The Migrant Farmer Poem by Francis Duggan

The Migrant Farmer



Brown dust from the sun scorched paddock is blowing into the sea
And the old sun bronzed migrant in this Land for half a century
Said a drier or a warmer spell than this I've yet to see
Since I left Duhallow years ago and the fields of Boherbue.

In fields of Boherbue he said you won't see dust flying there
December now the days are cold and frost is in the air
And robin on the windblown hedge feels no desire to sing
And ninety days of cold and rain before first breath of spring.

A migrant in this Land he said is all I'll ever be
But I would feel like a stranger now in distant Boherbue
The Land is brown for miles around and hardly any green
And the weather dry for weeks on end the driest I have seen

From Boherbue and Duhallow I've been too long away
And I love this southern Land he said and here my bones will lay
Why should I pine for my Land of birth when there's nothing there for me
And school going days and teenage years a fading memory.
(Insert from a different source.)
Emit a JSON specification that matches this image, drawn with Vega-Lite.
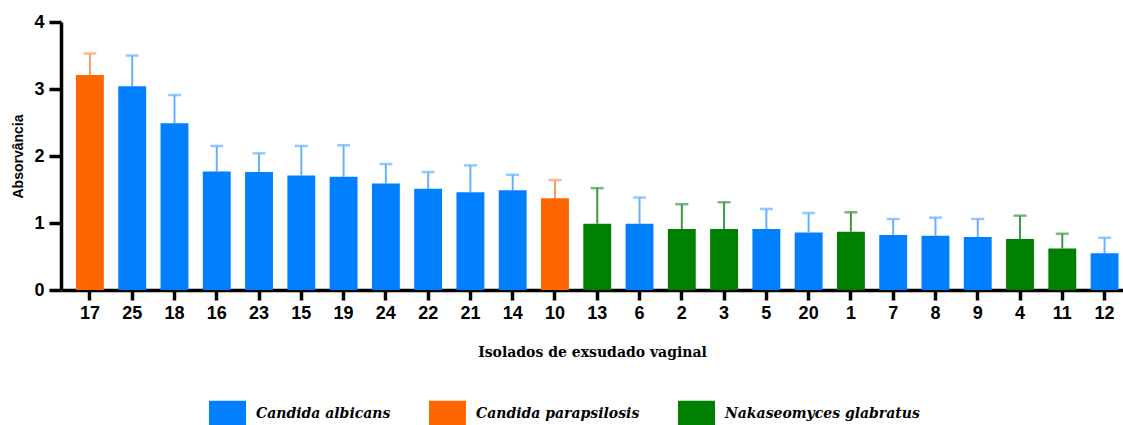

His scrawny cattle standing in the stringybark tree shade
The drought stricken farmer lobby the state Government for aid
His cattle lose condition he has huge feed bill to pay
And on the first month of Summer he's obliged to feed them hay.

He lives on his small farm in Kilcunda by the Pacific sea
The ageing migrant farmer all the way from Boherbue
He say I love this Country and in this Land I've grown old
And I'd rather die of skin cancer than of frost bite and cold.